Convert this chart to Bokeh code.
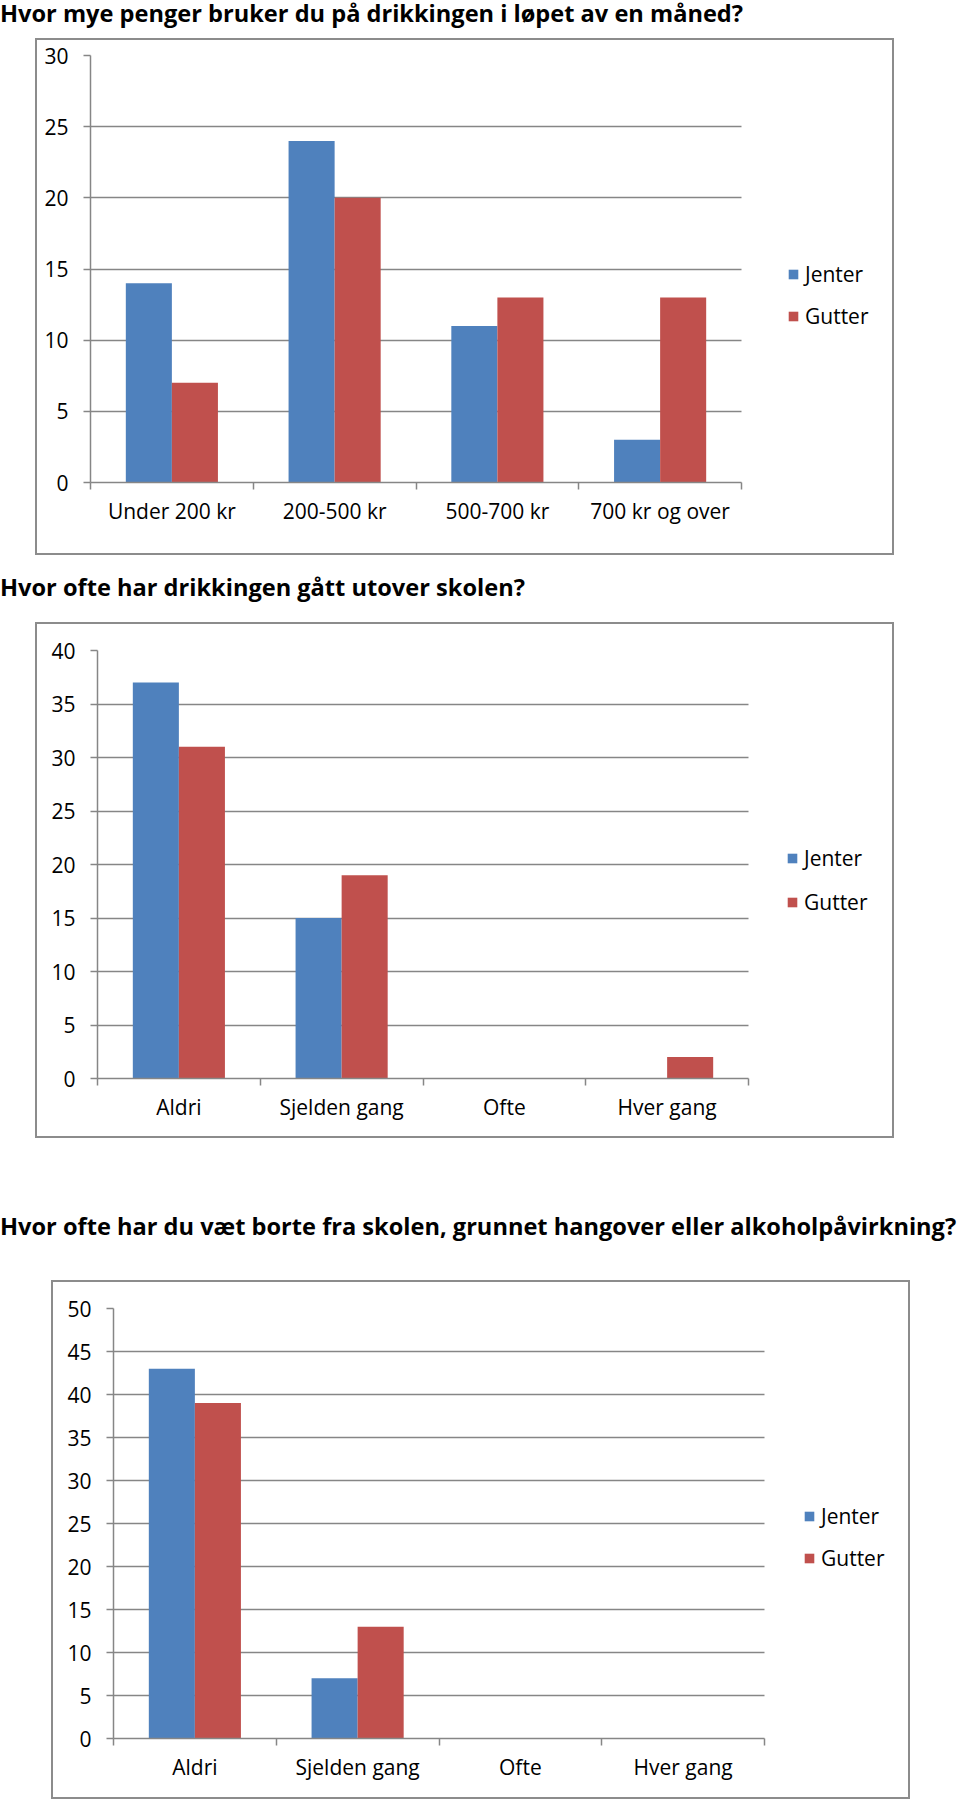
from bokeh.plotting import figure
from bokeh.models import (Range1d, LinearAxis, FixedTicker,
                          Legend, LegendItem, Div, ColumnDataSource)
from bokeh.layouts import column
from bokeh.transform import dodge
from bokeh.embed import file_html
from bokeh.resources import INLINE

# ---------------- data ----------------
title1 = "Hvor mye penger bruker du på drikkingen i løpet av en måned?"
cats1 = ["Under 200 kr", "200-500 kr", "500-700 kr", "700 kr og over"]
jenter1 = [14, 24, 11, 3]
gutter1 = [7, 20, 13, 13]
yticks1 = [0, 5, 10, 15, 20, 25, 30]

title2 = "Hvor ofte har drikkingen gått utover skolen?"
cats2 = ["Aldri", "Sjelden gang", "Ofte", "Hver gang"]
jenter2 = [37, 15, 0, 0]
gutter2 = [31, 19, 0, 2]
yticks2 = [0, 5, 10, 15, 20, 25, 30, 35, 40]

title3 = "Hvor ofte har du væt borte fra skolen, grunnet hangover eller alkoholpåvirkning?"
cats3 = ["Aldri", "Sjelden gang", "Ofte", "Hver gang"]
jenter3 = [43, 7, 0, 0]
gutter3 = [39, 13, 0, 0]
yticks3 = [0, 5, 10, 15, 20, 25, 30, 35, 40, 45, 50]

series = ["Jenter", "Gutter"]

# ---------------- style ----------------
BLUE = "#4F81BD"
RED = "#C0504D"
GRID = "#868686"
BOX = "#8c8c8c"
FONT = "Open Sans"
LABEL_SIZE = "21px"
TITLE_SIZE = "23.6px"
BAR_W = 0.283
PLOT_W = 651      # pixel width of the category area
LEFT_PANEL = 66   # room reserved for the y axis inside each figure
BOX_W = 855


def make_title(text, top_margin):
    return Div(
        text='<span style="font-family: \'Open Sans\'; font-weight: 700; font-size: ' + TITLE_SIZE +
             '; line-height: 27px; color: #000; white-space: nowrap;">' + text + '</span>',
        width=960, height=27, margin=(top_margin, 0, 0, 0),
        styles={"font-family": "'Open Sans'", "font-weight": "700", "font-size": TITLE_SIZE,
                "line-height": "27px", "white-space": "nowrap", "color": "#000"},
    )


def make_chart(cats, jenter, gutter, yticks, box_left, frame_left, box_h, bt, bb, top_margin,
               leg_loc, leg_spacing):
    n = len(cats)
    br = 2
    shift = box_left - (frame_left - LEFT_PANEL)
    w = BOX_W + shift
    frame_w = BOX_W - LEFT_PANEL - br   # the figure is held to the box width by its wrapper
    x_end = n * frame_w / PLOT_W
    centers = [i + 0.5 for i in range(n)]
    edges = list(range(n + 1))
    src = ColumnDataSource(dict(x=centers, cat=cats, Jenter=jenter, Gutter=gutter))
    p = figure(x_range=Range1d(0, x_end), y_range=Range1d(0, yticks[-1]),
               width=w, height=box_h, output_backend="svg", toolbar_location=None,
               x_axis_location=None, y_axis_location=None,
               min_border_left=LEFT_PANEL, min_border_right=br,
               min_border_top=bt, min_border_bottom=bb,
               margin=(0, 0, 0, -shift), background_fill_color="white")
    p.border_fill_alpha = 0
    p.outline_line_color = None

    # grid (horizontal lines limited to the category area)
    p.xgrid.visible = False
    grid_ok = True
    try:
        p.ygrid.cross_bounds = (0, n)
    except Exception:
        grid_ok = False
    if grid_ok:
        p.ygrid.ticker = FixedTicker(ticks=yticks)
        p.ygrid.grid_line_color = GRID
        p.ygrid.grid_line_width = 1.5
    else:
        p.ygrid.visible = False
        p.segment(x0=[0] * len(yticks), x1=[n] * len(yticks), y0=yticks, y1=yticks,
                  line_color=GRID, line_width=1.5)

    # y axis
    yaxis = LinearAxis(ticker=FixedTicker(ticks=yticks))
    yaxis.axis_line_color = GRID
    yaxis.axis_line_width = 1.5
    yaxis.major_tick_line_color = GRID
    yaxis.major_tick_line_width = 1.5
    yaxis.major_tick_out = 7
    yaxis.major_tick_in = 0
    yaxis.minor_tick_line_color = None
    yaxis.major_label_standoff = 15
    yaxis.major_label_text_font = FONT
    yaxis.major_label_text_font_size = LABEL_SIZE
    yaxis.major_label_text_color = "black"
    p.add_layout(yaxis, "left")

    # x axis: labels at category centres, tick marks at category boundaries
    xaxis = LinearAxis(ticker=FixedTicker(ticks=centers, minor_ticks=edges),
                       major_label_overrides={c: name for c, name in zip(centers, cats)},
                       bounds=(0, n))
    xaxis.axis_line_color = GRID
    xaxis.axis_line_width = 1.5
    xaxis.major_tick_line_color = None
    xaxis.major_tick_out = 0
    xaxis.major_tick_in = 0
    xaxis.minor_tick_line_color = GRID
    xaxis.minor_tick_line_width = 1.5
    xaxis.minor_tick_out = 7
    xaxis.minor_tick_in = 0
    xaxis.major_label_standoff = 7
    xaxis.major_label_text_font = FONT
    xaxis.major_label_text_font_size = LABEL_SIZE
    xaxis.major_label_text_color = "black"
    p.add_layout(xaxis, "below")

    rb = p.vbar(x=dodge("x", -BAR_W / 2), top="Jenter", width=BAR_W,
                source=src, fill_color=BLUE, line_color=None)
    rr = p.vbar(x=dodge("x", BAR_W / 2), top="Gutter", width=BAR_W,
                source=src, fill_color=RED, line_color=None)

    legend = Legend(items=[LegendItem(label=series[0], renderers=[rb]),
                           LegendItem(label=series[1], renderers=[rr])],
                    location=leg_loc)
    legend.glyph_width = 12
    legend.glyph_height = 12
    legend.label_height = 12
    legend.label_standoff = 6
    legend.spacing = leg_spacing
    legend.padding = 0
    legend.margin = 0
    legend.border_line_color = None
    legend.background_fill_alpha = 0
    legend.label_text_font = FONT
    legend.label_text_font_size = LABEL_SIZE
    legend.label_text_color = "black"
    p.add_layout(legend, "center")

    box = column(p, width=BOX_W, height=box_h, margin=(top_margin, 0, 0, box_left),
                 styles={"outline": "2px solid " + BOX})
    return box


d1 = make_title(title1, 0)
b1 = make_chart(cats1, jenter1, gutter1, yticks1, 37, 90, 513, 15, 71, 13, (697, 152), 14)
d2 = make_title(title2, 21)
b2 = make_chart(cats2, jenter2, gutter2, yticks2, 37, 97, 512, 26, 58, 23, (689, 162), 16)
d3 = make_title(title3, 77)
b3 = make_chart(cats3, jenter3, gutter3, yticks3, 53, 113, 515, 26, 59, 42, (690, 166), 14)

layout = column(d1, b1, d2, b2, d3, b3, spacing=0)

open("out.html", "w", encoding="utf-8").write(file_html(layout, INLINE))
=======
### [What needs to be done]
Reproduce all of the data exactly; the pictures do not belong in the copy.

### [Correct result]
Convert this chart to Bokeh code.
from bokeh.plotting import figure
from bokeh.models import (Range1d, LinearAxis, FixedTicker,
                          Legend, LegendItem, Div, ColumnDataSource)
from bokeh.layouts import column
from bokeh.transform import dodge
from bokeh.embed import file_html
from bokeh.resources import INLINE

# ---------------- data ----------------
title1 = "Hvor mye penger bruker du på drikkingen i løpet av en måned?"
cats1 = ["Under 200 kr", "200-500 kr", "500-700 kr", "700 kr og over"]
jenter1 = [14, 24, 11, 3]
gutter1 = [7, 20, 13, 13]
yticks1 = [0, 5, 10, 15, 20, 25, 30]

title2 = "Hvor ofte har drikkingen gått utover skolen?"
cats2 = ["Aldri", "Sjelden gang", "Ofte", "Hver gang"]
jenter2 = [37, 15, 0, 0]
gutter2 = [31, 19, 0, 2]
yticks2 = [0, 5, 10, 15, 20, 25, 30, 35, 40]

title3 = "Hvor ofte har du væt borte fra skolen, grunnet hangover eller alkoholpåvirkning?"
cats3 = ["Aldri", "Sjelden gang", "Ofte", "Hver gang"]
jenter3 = [43, 7, 0, 0]
gutter3 = [39, 13, 0, 0]
yticks3 = [0, 5, 10, 15, 20, 25, 30, 35, 40, 45, 50]

series = ["Jenter", "Gutter"]

# ---------------- style ----------------
BLUE = "#4F81BD"
RED = "#C0504D"
GRID = "#868686"
BOX = "#8c8c8c"
FONT = "Open Sans"
LABEL_SIZE = "21px"
TITLE_SIZE = "23.6px"
BAR_W = 0.283
PLOT_W = 651      # pixel width of the category area
LEFT_PANEL = 66   # room reserved for the y axis inside each figure
BOX_W = 855


def make_title(text, top_margin):
    return Div(
        text='<span style="font-family: \'Open Sans\'; font-weight: 700; font-size: ' + TITLE_SIZE +
             '; line-height: 27px; color: #000; white-space: nowrap;">' + text + '</span>',
        width=960, height=27, margin=(top_margin, 0, 0, 0),
        styles={"font-family": "'Open Sans'", "font-weight": "700", "font-size": TITLE_SIZE,
                "line-height": "27px", "white-space": "nowrap", "color": "#000"},
    )


def make_chart(cats, jenter, gutter, yticks, box_left, frame_left, box_h, bt, bb, top_margin,
               leg_loc, leg_spacing):
    n = len(cats)
    br = 2
    shift = box_left - (frame_left - LEFT_PANEL)
    w = BOX_W + shift
    frame_w = BOX_W - LEFT_PANEL - br   # the figure is held to the box width by its wrapper
    x_end = n * frame_w / PLOT_W
    centers = [i + 0.5 for i in range(n)]
    edges = list(range(n + 1))
    src = ColumnDataSource(dict(x=centers, cat=cats, Jenter=jenter, Gutter=gutter))
    p = figure(x_range=Range1d(0, x_end), y_range=Range1d(0, yticks[-1]),
               width=w, height=box_h, output_backend="svg", toolbar_location=None,
               x_axis_location=None, y_axis_location=None,
               min_border_left=LEFT_PANEL, min_border_right=br,
               min_border_top=bt, min_border_bottom=bb,
               margin=(0, 0, 0, -shift), background_fill_color="white")
    p.border_fill_alpha = 0
    p.outline_line_color = None

    # grid (horizontal lines limited to the category area)
    p.xgrid.visible = False
    grid_ok = True
    try:
        p.ygrid.cross_bounds = (0, n)
    except Exception:
        grid_ok = False
    if grid_ok:
        p.ygrid.ticker = FixedTicker(ticks=yticks)
        p.ygrid.grid_line_color = GRID
        p.ygrid.grid_line_width = 1.5
    else:
        p.ygrid.visible = False
        p.segment(x0=[0] * len(yticks), x1=[n] * len(yticks), y0=yticks, y1=yticks,
                  line_color=GRID, line_width=1.5)

    # y axis
    yaxis = LinearAxis(ticker=FixedTicker(ticks=yticks))
    yaxis.axis_line_color = GRID
    yaxis.axis_line_width = 1.5
    yaxis.major_tick_line_color = GRID
    yaxis.major_tick_line_width = 1.5
    yaxis.major_tick_out = 7
    yaxis.major_tick_in = 0
    yaxis.minor_tick_line_color = None
    yaxis.major_label_standoff = 15
    yaxis.major_label_text_font = FONT
    yaxis.major_label_text_font_size = LABEL_SIZE
    yaxis.major_label_text_color = "black"
    p.add_layout(yaxis, "left")

    # x axis: labels at category centres, tick marks at category boundaries
    xaxis = LinearAxis(ticker=FixedTicker(ticks=centers, minor_ticks=edges),
                       major_label_overrides={c: name for c, name in zip(centers, cats)},
                       bounds=(0, n))
    xaxis.axis_line_color = GRID
    xaxis.axis_line_width = 1.5
    xaxis.major_tick_line_color = None
    xaxis.major_tick_out = 0
    xaxis.major_tick_in = 0
    xaxis.minor_tick_line_color = GRID
    xaxis.minor_tick_line_width = 1.5
    xaxis.minor_tick_out = 7
    xaxis.minor_tick_in = 0
    xaxis.major_label_standoff = 7
    xaxis.major_label_text_font = FONT
    xaxis.major_label_text_font_size = LABEL_SIZE
    xaxis.major_label_text_color = "black"
    p.add_layout(xaxis, "below")

    rb = p.vbar(x=dodge("x", -BAR_W / 2), top="Jenter", width=BAR_W,
                source=src, fill_color=BLUE, line_color=None)
    rr = p.vbar(x=dodge("x", BAR_W / 2), top="Gutter", width=BAR_W,
                source=src, fill_color=RED, line_color=None)

    legend = Legend(items=[LegendItem(label=series[0], renderers=[rb]),
                           LegendItem(label=series[1], renderers=[rr])],
                    location=leg_loc)
    legend.glyph_width = 12
    legend.glyph_height = 12
    legend.label_height = 12
    legend.label_standoff = 6
    legend.spacing = leg_spacing
    legend.padding = 0
    legend.margin = 0
    legend.border_line_color = None
    legend.background_fill_alpha = 0
    legend.label_text_font = FONT
    legend.label_text_font_size = LABEL_SIZE
    legend.label_text_color = "black"
    p.add_layout(legend, "center")

    box = column(p, width=BOX_W, height=box_h, margin=(top_margin, 0, 0, box_left),
                 styles={"outline": "2px solid " + BOX})
    return box


d1 = make_title(title1, 0)
b1 = make_chart(cats1, jenter1, gutter1, yticks1, 37, 90, 513, 15, 71, 13, (697, 152), 14)
d2 = make_title(title2, 21)
b2 = make_chart(cats2, jenter2, gutter2, yticks2, 37, 97, 512, 26, 58, 23, (689, 162), 16)
d3 = make_title(title3, 77)
b3 = make_chart(cats3, jenter3, gutter3, yticks3, 53, 113, 515, 26, 59, 42, (690, 166), 14)

layout = column(d1, b1, d2, b2, d3, b3, spacing=0)

open("out.html", "w", encoding="utf-8").write(file_html(layout, INLINE))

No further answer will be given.